Smile of Buddha
-Other dimensions-
By the end of the 19th century the empirical, "scientific" understanding of the material world was driving a significant number of artists toward an exploration of noumenal reality, accessible to intution rather than the sense or the intellect.
"Art became the creation of reality"
Kandinsky's book, On the spiritual in art.
For a Kandinsky, a "true" work of art leads a full inner life-good art has soul. Klang, spiritual reverberation.
Like Kandinsky, Duchamp set out to liberate both art and its audience.
For Duchamp art was emptiness, a space wherein the viewer "brings the work in contact with the external world by deciphering and interpreting its inner qualifications and thus adds his contribution to the creative act."
The degree to which the artist fails to fully convey his intention creates a "gap" that is energized by the potential of this encounter. "What art is in reality is this missing link, not the links which exist.
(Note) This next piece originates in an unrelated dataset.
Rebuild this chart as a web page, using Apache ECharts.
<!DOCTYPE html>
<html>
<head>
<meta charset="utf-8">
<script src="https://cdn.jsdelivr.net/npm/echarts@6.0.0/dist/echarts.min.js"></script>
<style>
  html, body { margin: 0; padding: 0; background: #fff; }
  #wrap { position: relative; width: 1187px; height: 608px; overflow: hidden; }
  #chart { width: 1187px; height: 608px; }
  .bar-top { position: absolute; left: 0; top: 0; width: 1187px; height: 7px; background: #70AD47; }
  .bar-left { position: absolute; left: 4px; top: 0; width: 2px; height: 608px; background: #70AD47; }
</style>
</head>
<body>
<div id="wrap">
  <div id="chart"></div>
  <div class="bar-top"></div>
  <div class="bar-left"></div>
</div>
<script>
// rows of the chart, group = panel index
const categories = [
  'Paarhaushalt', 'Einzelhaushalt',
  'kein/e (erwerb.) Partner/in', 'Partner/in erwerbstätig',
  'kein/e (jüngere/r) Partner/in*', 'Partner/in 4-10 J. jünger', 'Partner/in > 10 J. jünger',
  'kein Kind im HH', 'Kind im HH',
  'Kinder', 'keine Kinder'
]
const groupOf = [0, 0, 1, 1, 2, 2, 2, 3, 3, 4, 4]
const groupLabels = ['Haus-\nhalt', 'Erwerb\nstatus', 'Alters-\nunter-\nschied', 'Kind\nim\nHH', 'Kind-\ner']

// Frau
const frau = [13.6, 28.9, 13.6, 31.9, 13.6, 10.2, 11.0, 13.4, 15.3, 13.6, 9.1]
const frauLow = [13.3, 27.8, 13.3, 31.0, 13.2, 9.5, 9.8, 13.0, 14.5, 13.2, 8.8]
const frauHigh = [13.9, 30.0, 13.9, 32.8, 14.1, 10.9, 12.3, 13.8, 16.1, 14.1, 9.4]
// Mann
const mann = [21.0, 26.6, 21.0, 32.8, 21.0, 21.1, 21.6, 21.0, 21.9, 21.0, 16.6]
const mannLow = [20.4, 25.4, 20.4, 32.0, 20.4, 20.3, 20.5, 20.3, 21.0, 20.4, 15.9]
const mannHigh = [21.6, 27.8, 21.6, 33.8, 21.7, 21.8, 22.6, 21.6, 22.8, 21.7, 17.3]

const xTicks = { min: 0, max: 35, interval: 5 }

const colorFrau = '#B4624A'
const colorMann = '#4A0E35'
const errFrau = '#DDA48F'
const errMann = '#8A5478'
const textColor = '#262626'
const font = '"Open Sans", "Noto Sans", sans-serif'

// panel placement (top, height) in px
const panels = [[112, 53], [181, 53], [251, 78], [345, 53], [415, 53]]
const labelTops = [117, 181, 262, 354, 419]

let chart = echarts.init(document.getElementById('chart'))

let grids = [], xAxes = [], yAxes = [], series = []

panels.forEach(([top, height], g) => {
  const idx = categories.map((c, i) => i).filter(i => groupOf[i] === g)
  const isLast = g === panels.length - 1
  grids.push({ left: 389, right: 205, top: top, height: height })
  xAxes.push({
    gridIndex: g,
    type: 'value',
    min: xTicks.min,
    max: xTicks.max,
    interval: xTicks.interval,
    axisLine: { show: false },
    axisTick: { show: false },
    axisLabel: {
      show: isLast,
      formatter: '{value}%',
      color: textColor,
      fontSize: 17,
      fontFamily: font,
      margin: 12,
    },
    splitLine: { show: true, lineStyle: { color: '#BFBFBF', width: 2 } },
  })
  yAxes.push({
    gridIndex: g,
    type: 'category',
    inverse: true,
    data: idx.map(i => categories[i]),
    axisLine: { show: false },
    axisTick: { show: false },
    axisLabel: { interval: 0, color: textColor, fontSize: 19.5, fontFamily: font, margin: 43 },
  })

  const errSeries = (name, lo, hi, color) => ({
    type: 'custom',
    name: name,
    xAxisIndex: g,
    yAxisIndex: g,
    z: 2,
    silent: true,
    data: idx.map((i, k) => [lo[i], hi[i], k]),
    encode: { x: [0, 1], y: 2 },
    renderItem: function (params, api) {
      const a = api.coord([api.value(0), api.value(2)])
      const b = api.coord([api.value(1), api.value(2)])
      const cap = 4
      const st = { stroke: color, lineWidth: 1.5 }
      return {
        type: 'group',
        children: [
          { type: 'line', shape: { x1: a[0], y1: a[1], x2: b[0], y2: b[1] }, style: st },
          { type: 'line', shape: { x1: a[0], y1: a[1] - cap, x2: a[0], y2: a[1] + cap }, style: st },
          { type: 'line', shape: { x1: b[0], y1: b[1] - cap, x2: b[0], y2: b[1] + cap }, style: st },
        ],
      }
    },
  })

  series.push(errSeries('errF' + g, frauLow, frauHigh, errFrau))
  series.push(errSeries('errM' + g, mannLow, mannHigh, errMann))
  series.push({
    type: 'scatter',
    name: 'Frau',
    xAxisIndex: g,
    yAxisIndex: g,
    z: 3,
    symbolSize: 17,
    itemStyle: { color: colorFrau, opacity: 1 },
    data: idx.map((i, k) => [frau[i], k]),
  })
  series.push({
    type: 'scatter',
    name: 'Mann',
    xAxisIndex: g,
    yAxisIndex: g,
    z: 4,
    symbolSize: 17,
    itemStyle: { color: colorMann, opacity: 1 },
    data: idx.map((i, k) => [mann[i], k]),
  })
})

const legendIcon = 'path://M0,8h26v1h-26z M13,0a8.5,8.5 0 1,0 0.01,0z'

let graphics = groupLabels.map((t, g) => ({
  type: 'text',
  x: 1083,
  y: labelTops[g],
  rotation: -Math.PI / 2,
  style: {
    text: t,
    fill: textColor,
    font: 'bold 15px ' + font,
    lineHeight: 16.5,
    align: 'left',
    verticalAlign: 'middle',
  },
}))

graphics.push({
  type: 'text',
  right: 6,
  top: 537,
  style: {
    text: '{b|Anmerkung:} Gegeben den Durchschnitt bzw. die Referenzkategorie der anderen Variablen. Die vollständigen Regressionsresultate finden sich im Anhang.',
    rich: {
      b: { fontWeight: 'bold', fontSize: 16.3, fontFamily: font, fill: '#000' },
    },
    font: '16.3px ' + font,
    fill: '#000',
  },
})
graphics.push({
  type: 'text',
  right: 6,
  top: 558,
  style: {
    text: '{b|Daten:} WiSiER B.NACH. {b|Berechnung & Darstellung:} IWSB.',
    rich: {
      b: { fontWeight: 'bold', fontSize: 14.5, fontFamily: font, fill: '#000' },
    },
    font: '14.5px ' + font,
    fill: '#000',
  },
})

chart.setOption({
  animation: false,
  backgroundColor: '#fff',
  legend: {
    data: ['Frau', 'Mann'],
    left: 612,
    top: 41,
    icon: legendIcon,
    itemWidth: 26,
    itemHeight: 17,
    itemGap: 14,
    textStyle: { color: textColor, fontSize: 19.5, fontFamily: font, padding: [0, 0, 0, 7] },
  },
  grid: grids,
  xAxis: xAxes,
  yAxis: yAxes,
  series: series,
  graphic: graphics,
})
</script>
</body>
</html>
It's not what you see that is art, art is the gap." In other words, art, like everything else, is empty of inherent self-existence.
Duchamp's viewer-response theory of art:rasa.
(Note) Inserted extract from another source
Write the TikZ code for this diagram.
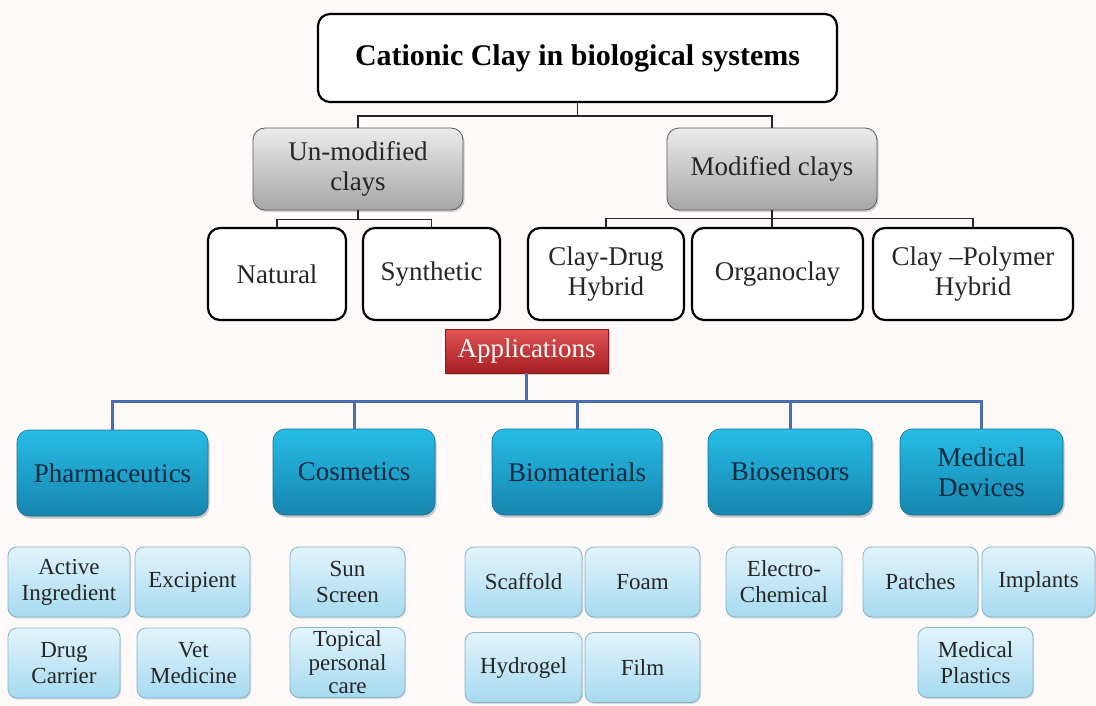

Rasa resides not in the artist or the object, but in the mind of viewer-just as the taste of wine exists not in the vintner or in its bottle, but in the mouth of the one who drinks it.
Duchamp and Brancusi-Mahayana Buddhism known as Tantrayana or Vajrayana
Mahayana Buddhism recongnized two main paths to awakening: the Sutra Way, in which the practitioner patiently explores and works on the afflictions of his or her mindstream by engaging in prescribed practice as meditation, and the Tantra Way, in which practitioners cultivate a vision of the world as a mandala and themselves as buddhas or bodhisattvas-"enlightement beings", who vow to retain human from untill everyone achieves enlightenment.
The goal of Tantric contemplative exercises is to experience samsara(journeying, the cycle of existence) and nirvana(release) as one and the same.
Tantra's assumption of nonduality implies the collapse of all concepts, including those of purity and impurity.
John Dewey resolved Descarte's mind/body dualism by understanding the mind as a product of natural processes and the web of interactive relationships between human beings and world. As far as humans are concerned, the world is not comprised of things, or objects, but of happenings, or experience.
His book, art as Experience, he wrote, "in common conception, the work of art is often idenrified with the building, book, painting, or statue in its existence apart from human experience. Since the actual work of art is what the product does with and in experience, the result[of this misconception] is not favorable to understanding."
What Dewey said is that the "work" of art does not reside in the art object, but in what the object "does" within the mind of viewer. This view is very close to the Duchamp;'s concept of art as the gap in which experience occurs.
Duchamp's life goal as obtaining a "moderately clear and distinct idea of what the problems are that underlie the difficulties and evils which we experience."